Friends, I do not want you to hear my words today as condemnation. I came into this pulpit today thankful for each one of you, and I leave this pulpit just as thankful. But I truly believe that we are not doing enough to set the table for our brothers and sisters, whether they be poor, whether they are gay or lesbian, whether they are people of color or people in need. I have my own solutions, and my own opinions. I have my own set of answers to these questions. I could share them at length with you, and am always willing to do so. But today I wanted to pose the question, and let it sit with you. Your answers are your own.
But as you formulate your responses in the days and weeks and months and years to come, consider this. My story of setting the table as a child matters, and you all know what it is like to set a table.
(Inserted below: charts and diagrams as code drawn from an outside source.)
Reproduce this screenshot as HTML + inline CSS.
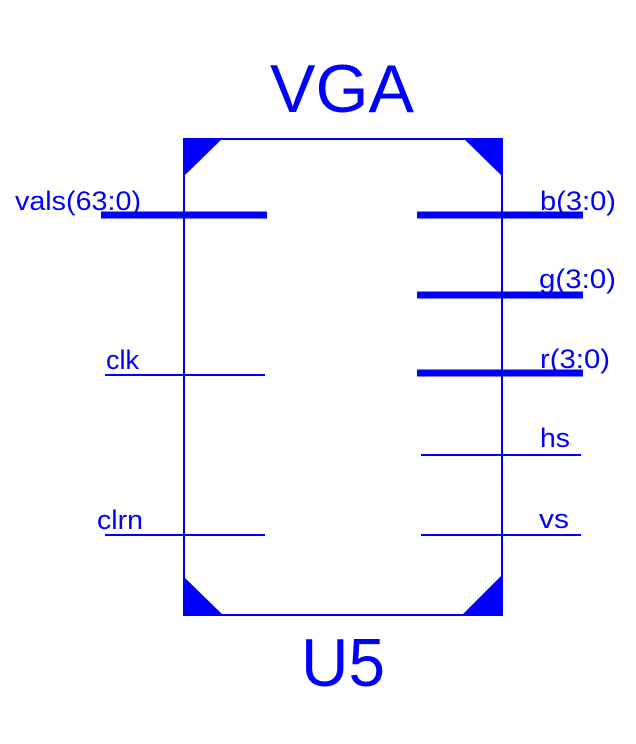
<!DOCTYPE html>
<html><head><style>html,body{margin:0;padding:0;background:#fff;}svg{display:block}</style></head>
<body>
<svg width="636" height="744" viewBox="0 0 636 744" xmlns="http://www.w3.org/2000/svg" font-family="Liberation Sans, Arial, sans-serif" fill="#0000ff">
<rect x="184" y="139" width="318" height="476" fill="none" stroke="#0000ff" stroke-width="2"/>
<polygon points="183,138 223,138 183,177"/>
<polygon points="503,138 463,138 503,177"/>
<polygon points="183,616 183,576 224,616"/>
<polygon points="503,616 503,574 461,616"/>
<g stroke="#0000ff">
<line x1="101" y1="215" x2="267" y2="215" stroke-width="7"/>
<line x1="417" y1="215" x2="583" y2="215" stroke-width="7"/>
<line x1="417" y1="295" x2="583" y2="295" stroke-width="7"/>
<line x1="417" y1="373" x2="583" y2="373" stroke-width="7"/>
<line x1="105" y1="375" x2="265" y2="375" stroke-width="2"/>
<line x1="105" y1="535" x2="265" y2="535" stroke-width="2"/>
<line x1="421" y1="455" x2="581" y2="455" stroke-width="2"/>
<line x1="421" y1="535" x2="581" y2="535" stroke-width="2"/>
</g>
<text x="270" y="112" font-size="68" textLength="144" lengthAdjust="spacingAndGlyphs">VGA</text>
<text x="301" y="686" font-size="68" textLength="84" lengthAdjust="spacingAndGlyphs">U5</text>
<g font-size="27">
<text x="15" y="210" textLength="126" lengthAdjust="spacingAndGlyphs">vals(63:0)</text>
<text x="106" y="369">clk</text>
<text x="97" y="529" textLength="46" lengthAdjust="spacingAndGlyphs">clrn</text>
<text x="540" y="210" textLength="76" lengthAdjust="spacingAndGlyphs">b(3:0)</text>
<text x="539" y="288" textLength="77" lengthAdjust="spacingAndGlyphs">g(3:0)</text>
<text x="540" y="368" textLength="70" lengthAdjust="spacingAndGlyphs">r(3:0)</text>
<text x="540" y="447" textLength="30" lengthAdjust="spacingAndGlyphs">hs</text>
<text x="539" y="528" textLength="30" lengthAdjust="spacingAndGlyphs">vs</text>
</g>
</svg>
</body></html>
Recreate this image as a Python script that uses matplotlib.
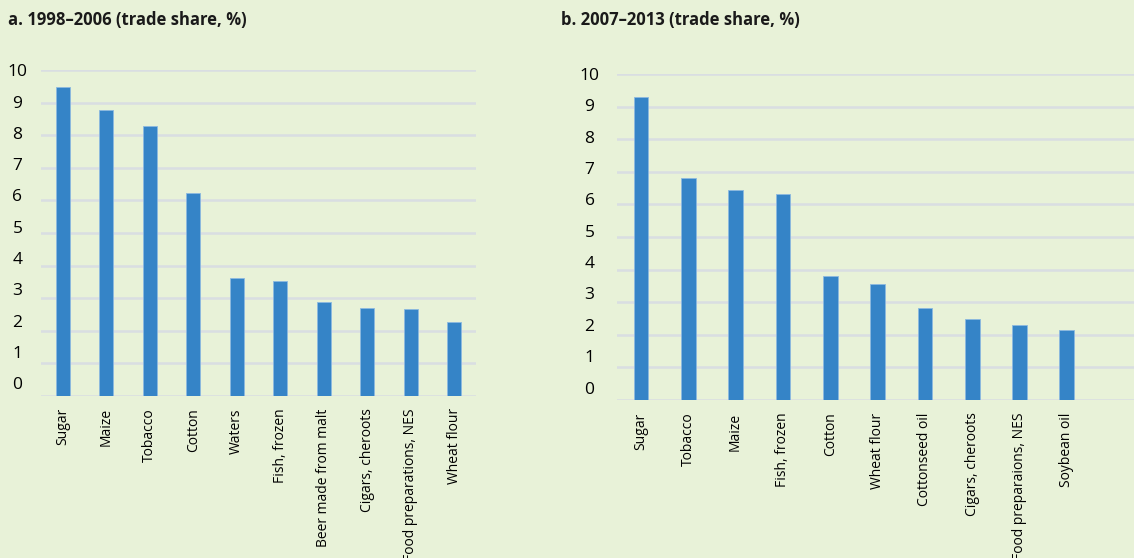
import matplotlib.pyplot as plt
from matplotlib.transforms import ScaledTranslation

# panel a: 1998-2006
products_a = ["Sugar", "Maize", "Tobacco", "Cotton", "Waters", "Fish, frozen",
              "Beer made from malt", "Cigars, cheroots", "Food preparations, NES", "Wheat flour"]
share_a = [9.48, 8.78, 8.30, 6.24, 3.63, 3.51, 2.88, 2.69, 2.66, 2.25]

# panel b: 2007-2013
products_b = ["Sugar", "Tobacco", "Maize", "Fish, frozen", "Cotton", "Wheat flour",
              "Cottonseed oil", "Cigars, cheroots", "Food preparaions, NES", "Soybean oil"]
share_b = [9.30, 6.81, 6.44, 6.32, 3.80, 3.57, 2.81, 2.48, 2.31, 2.14]

titles = ["a. 1998\u20132006 (trade share, %)", "b. 2007\u20132013 (trade share, %)"]
yticks = list(range(0, 11))

bg = "#E8F2D8"
barcol = "#3584C7"
gridcol = "#D9DEE2"

W, H = 1134, 558
fig = plt.figure(figsize=(W / 100, H / 100), dpi=100, facecolor=bg)

def px_axes(x0, x1, ytop, ybot):
    return fig.add_axes([x0 / W, 1 - ybot / H, (x1 - x0) / W, (ybot - ytop) / H])

def draw_panel(ax, cats, vals, width, xmax, labelpad):
    ax.set_facecolor(bg)
    x = list(range(len(cats)))
    ax.bar(x, vals, width=width, color=barcol, edgecolor="#8CB9E0", linewidth=0.6, zorder=3)
    ax.set_xlim(-0.5, xmax)
    ax.set_ylim(0, 10)
    ax.set_yticks(yticks)
    ax.set_yticklabels([str(t) for t in yticks], family="Open Sans", fontsize=12.5,
                       ha="center")
    ax.set_xticks(x)
    ax.set_xticklabels(cats, rotation=90, family="Open Sans", fontsize=10, va="top")
    ax.tick_params(axis="both", length=0)
    ax.tick_params(axis="y", pad=labelpad)
    ax.tick_params(axis="x", pad=9)
    ax.grid(axis="y", color=gridcol, linewidth=1.8, zorder=0)
    for s in ax.spines.values():
        s.set_visible(False)
    # excel-style slight drift of the value labels
    for t, lab in zip(yticks, ax.get_yticklabels()):
        lab.set_transform(lab.get_transform() +
                          ScaledTranslation(0, (10 - t) * 0.9 / 72, fig.dpi_scale_trans))

ax1 = px_axes(41, 476, 70.3, 395.7)
draw_panel(ax1, products_a, share_a, 0.32, 9.5, 17)

ax2 = px_axes(617.3, 1134, 74, 400)
draw_panel(ax2, products_b, share_b, 0.31, 10.42, 20)

fig.text(8 / W, 1 - 20 / H, titles[0], family="Open Sans", fontweight="bold",
         fontsize=12, va="center", ha="left", color="#1a1a1a")
fig.text(561 / W, 1 - 20 / H, titles[1], family="Open Sans", fontweight="bold",
         fontsize=12, va="center", ha="left", color="#1a1a1a")

fig.savefig("out.png", dpi=100, facecolor=bg)
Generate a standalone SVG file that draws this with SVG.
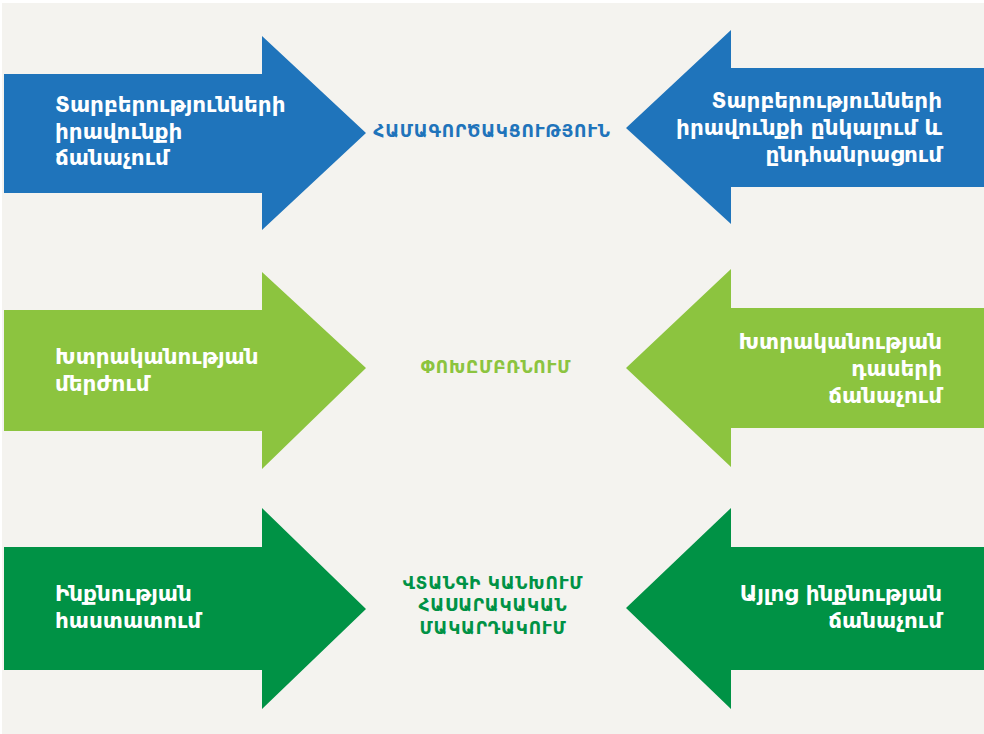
<svg xmlns="http://www.w3.org/2000/svg" width="984" height="734" viewBox="0 0 984 734">
  <style>
    .blue { fill: #1f74bb; }
    .lime { fill: #8cc43f; }
    .green { fill: #009245; }
    .lbl { font-family: "DejaVu Sans", "Noto Sans", sans-serif; font-size: 21.5px; font-weight: bold; fill: #ffffff; }
    .lbl-r { text-anchor: end; }
    .mid { font-family: "DejaVu Sans", "Noto Sans", sans-serif; font-size: 17px; font-weight: bold; text-anchor: middle; letter-spacing: 0.8px; }
  </style>
  <rect x="0" y="0" width="984" height="734" fill="#ffffff"/>
  <rect x="2" y="3" width="982" height="731" fill="#f4f3ef"/>

  <!-- row 1 -->
  <g id="node-left-1">
    <polygon class="blue" points="4,74 262,74 262,36 366,133 262,230 262,193 4,193"/>
    <text class="lbl" x="55" y="112">Տարբերությունների</text>
    <text class="lbl" x="55" y="139">իրավունքի</text>
    <text class="lbl" x="55" y="165">ճանաչում</text>
  </g>
  <g id="node-right-1">
    <polygon class="blue" points="984,68 731,68 731,30 626,128 731,224 731,187 984,187"/>
    <text class="lbl lbl-r" x="942" y="108">Տարբերությունների</text>
    <text class="lbl lbl-r" x="942" y="135">իրավունքի ընկալում և</text>
    <text class="lbl lbl-r" x="942" y="162">ընդհանրացում</text>
  </g>
  <g id="node-center-1">
    <text class="mid" x="492" y="137" fill="#1f74bb">ՀԱՄԱԳՈՐԾԱԿՑՈՒԹՅՈՒՆ</text>
  </g>

  <!-- row 2 -->
  <g id="node-left-2">
    <polygon class="lime" points="4,310 262,310 262,272 366,368 262,469 262,431 4,431"/>
    <text class="lbl" x="55" y="364">Խտրականության</text>
    <text class="lbl" x="55" y="391">մերժում</text>
  </g>
  <g id="node-right-2">
    <polygon class="lime" points="984,308 731,308 731,269 626,368 731,467 731,428 984,428"/>
    <text class="lbl lbl-r" x="942" y="349">Խտրականության</text>
    <text class="lbl lbl-r" x="942" y="376">դասերի</text>
    <text class="lbl lbl-r" x="942" y="403">ճանաչում</text>
  </g>
  <g id="node-center-2">
    <text class="mid" x="496" y="373" fill="#8cc43f">ՓՈԽԸՄԲՌՆՈՒՄ</text>
  </g>

  <!-- row 3 -->
  <g id="node-left-3">
    <polygon class="green" points="4,547 262,547 262,508 366,609 262,709 262,670 4,670"/>
    <text class="lbl" x="55" y="601">Ինքնության</text>
    <text class="lbl" x="55" y="628">հաստատում</text>
  </g>
  <g id="node-right-3">
    <polygon class="green" points="984,547 731,547 731,508 626,608 731,709 731,670 984,670"/>
    <text class="lbl lbl-r" x="942" y="601">Այլոց ինքնության</text>
    <text class="lbl lbl-r" x="942" y="628">ճանաչում</text>
  </g>
  <g id="node-center-3">
    <text class="mid" x="493" y="589" fill="#009245">ՎՏԱՆԳԻ ԿԱՆԽՈՒՄ</text>
    <text class="mid" x="493" y="611" fill="#009245">ՀԱՍԱՐԱԿԱԿԱՆ</text>
    <text class="mid" x="493" y="634" fill="#009245">ՄԱԿԱՐԴԱԿՈՒՄ</text>
  </g>

  <g id="connectors"></g>
</svg>
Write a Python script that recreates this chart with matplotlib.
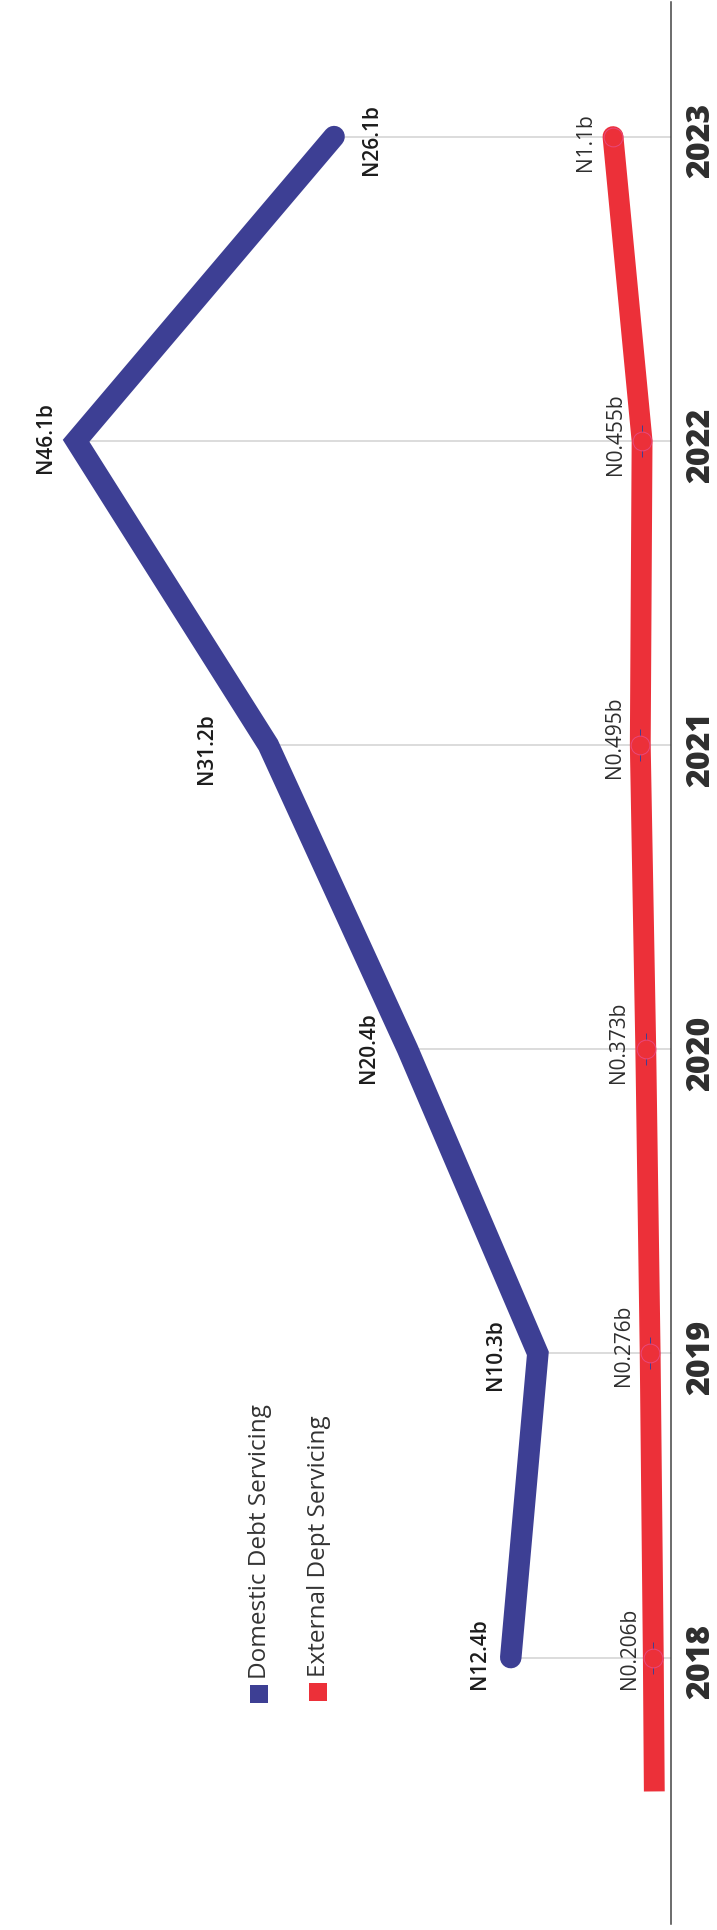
import matplotlib.pyplot as plt
from matplotlib.patches import Rectangle

plt.rcParams["font.family"] = ["Open Sans", "DejaVu Sans"]

# Data
years = [2018, 2019, 2020, 2021, 2022, 2023]
domestic = [12.4, 10.3, 20.4, 31.2, 46.1, 26.1]
external = [0.206, 0.276, 0.373, 0.495, 0.455, 1.1]
domestic_labels = ["N12.4b", "N10.3b", "N20.4b", "N31.2b", "N46.1b", "N26.1b"]
external_labels = ["N0.206b", "N0.276b", "N0.373b", "N0.495b", "N0.455b", "N1.1b"]
# the red line starts a little before the first year
ext_lead_years = [2017.56, 2018]
ext_lead_vals = [0.184, 0.206]

BLUE = "#3d3f94"
RED = "#ec3039"

W, H = 717, 1930
fig = plt.figure(figsize=(W / 100, H / 100), dpi=100)
fig.patch.set_facecolor("white")

# chart is drawn turned on its side: years run upwards, values grow to the left
ax = fig.add_axes([0, 0, 1, 1])
ax.set_xlim(52.0, -3.59)
ax.set_ylim(2017.1045, 2023.449)
ax.axis("off")

ax2 = ax.twiny()
ax2.set_xlim(14.69, -1.206)
ax2.axis("off")
ax2.patch.set_visible(False)

# drop lines and baseline
ax.hlines(years, 0, domestic, color="#d2d2d2", lw=1.1, zorder=1)
ax.axvline(0, ymin=0.003, ymax=0.999, color="#444444", lw=1.1, zorder=2)

ax.plot(domestic, years, color=BLUE, lw=15.5, solid_capstyle="round",
        solid_joinstyle="miter", zorder=3)

ax2.plot(ext_lead_vals, ext_lead_years, color=RED, lw=15, solid_capstyle="butt", zorder=3)
ax2.plot(external, years, color=RED, lw=15, solid_capstyle="round",
         solid_joinstyle="round", zorder=3)
ax2.plot(external[:5], years[:5], ls="none", marker="|", ms=23, mew=0.7,
         color=BLUE, zorder=4)
ax2.plot(external, years, ls="none", marker="o", ms=13.5, mfc=RED,
         mec="#e8487c", mew=0.7, zorder=5)

# value labels (offsets in pixels)
dom_off = [(-31, 4), (-42, -1), (-39, 2), (-62, -4), (-31, 3), (37, -3)]
ext_off = [(-24, 9), (-27, 8), (-27, 7), (-26, 8), (-27, 7), (-27, -6)]
for y, v, t, (dx, dy) in zip(years, domestic, domestic_labels, dom_off):
    ax.annotate(t, (v, y), xytext=(dx * 0.72, dy * 0.72), textcoords="offset points",
                rotation=90, ha="center", va="center", fontsize=15,
                fontweight="semibold", color="#1c1c1c")
for y, v, t, (dx, dy) in zip(years, external, external_labels, ext_off):
    ax2.annotate(t, (v, y), xytext=(dx * 0.72, dy * 0.72), textcoords="offset points",
                 rotation=90, ha="center", va="center", fontsize=15,
                 fontweight="medium", color="#2e2e2e")

# year labels to the right of the baseline
for y in years:
    ax.annotate(str(y), (0.9787, y), xycoords=ax.get_yaxis_transform(),
                xytext=(0, -3), textcoords="offset points", rotation=90,
                ha="center", va="center", fontsize=23, fontweight="heavy",
                color="#2e2e2e")

# legend
def px(x, y):
    return x / W, 1 - y / H

for (x0, y0), col, txt in [((250, 1703), BLUE, "Domestic Debt Servicing"),
                           ((309, 1701), RED, "External Dept Servicing")]:
    fig.patches.append(Rectangle(px(x0, y0), 18 / W, 18 / H, transform=fig.transFigure,
                                 facecolor=col, edgecolor="none"))
    fig.text(*px(x0 + 10, y0 - 24), txt, rotation=90, ha="center", va="bottom",
             fontsize=17.5, fontweight="normal", color="#333333")

plt.savefig("out.png", dpi=100)
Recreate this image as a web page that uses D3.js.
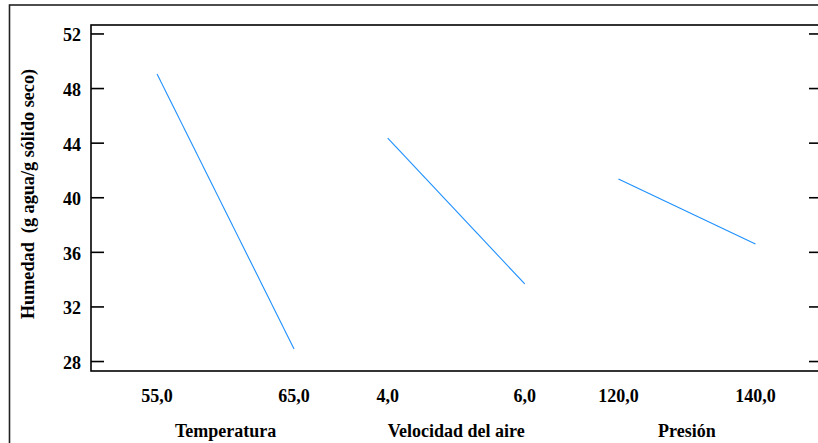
<!DOCTYPE html>
<html>
<head>
<meta charset="utf-8">
<script src="https://cdn.jsdelivr.net/npm/d3@7"></script>
<style>
  body { margin: 0; background: #fff; }
  text { font-family: "Liberation Serif", "DejaVu Serif", serif; font-weight: bold; }
</style>
</head>
<body>
<script>
// factors and their two levels
const factors = ["Temperatura", "Velocidad del aire", "Presión"];
const levelLabels = [["55,0", "65,0"], ["4,0", "6,0"], ["120,0", "140,0"]];
// mean humidity at low / high level of each factor
const meanLow = [49.03, 44.34, 41.34];
const meanHigh = [28.89, 33.65, 36.58];
const yTicks = [28, 32, 36, 40, 44, 48, 52];

function init(){
	const W = 818, H = 443;
	const left = 91, top = 25, right = 821, bottom = 371;

	const svg = d3.select("body").append("svg")
		.attr("width", W)
		.attr("height", H);

	// outer frame
	svg.append("rect")
		.attr("x", 9.5)
		.attr("y", 5)
		.attr("width", 830)
		.attr("height", 460)
		.attr("fill", "none")
		.attr("stroke", "#222")
		.attr("stroke-width", 1.6);

	const y = d3.scaleLinear()
		.domain([27.27, 52.62])
		.range([bottom, top]);

	const panel = d3.scaleBand()
		.domain(factors)
		.range([110.2, 802.3]);

	const lvl = d3.scalePoint()
		.domain([0, 1])
		.range([0, panel.bandwidth()])
		.padding(0.342);

	// plot frame
	svg.append("rect")
		.attr("x", left)
		.attr("y", top)
		.attr("width", right - left)
		.attr("height", bottom - top)
		.attr("fill", "none")
		.attr("stroke", "#000")
		.attr("stroke-width", 1.6);

	// left axis ticks (inward)
	const leftAxis = d3.axisRight(y)
		.tickValues(yTicks)
		.tickSize(13)
		.tickFormat("");
	svg.append("g")
		.attr("transform", `translate(${left},0)`)
		.call(leftAxis)
		.call(g => g.select(".domain").remove())
		.selectAll("line").attr("stroke", "#000").attr("stroke-width", 1.6);

	// right axis ticks (inward)
	const rightAxis = d3.axisLeft(y)
		.tickValues(yTicks)
		.tickSize(12)
		.tickFormat("");
	svg.append("g")
		.attr("transform", `translate(${right},0)`)
		.call(rightAxis)
		.call(g => g.select(".domain").remove())
		.selectAll("line").attr("stroke", "#000").attr("stroke-width", 1.6);

	// y tick labels
	svg.append("g").selectAll("text")
		.data(yTicks)
		.join("text")
		.attr("x", 81)
		.attr("y", d => y(d) + 8)
		.attr("text-anchor", "end")
		.attr("font-size", "18px")
		.attr("fill", "#000")
		.text(d => d);

	// y axis title
	svg.append("text")
		.attr("transform", "translate(34,194) rotate(-90)")
		.attr("text-anchor", "middle")
		.attr("font-size", "18.2px")
		.attr("fill", "#000")
		.style("white-space", "pre")
		.text("Humedad  (g agua/g sólido seco)");

	const line = d3.line()
		.x(d => d.x)
		.y(d => y(d.v));

	factors.forEach((f, i) => {
		const x0 = panel(f);
		const pts = [
			{x: x0 + lvl(0), v: meanLow[i]},
			{x: x0 + lvl(1), v: meanHigh[i]}
		];
		svg.append("path")
			.attr("d", line(pts))
			.attr("fill", "none")
			.attr("stroke", "#1e90ff")
			.attr("stroke-width", 1.1);

		svg.append("g").selectAll("text")
			.data(levelLabels[i])
			.join("text")
			.attr("x", (d, j) => x0 + lvl(j))
			.attr("y", 402)
			.attr("text-anchor", "middle")
			.attr("font-size", "18px")
			.attr("fill", "#000")
			.text(d => d);

		svg.append("text")
			.attr("x", x0 + (lvl(0) + lvl(1)) / 2)
			.attr("y", 437)
			.attr("text-anchor", "middle")
			.attr("font-size", "18px")
			.attr("fill", "#000")
			.text(f);
	});
}
init();
</script>
</body>
</html>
You consider who is coming; you consider who to invite. You consider how to dress and how to act hospitably. You consider opening the door and turning on a light. You ask others to help. You raise your children to take over the responsibility when they are ready. You strive to make your home – and God’s home, here in God’s house – their home, their place, their space. For a while, this may seem like a chore – just like my childish self thought setting the table really was. But in time, and by the grace of God, we will discover sacrament in it. We will make the grace of God manifest in our lives. Thanks be, thanks be, thanks be.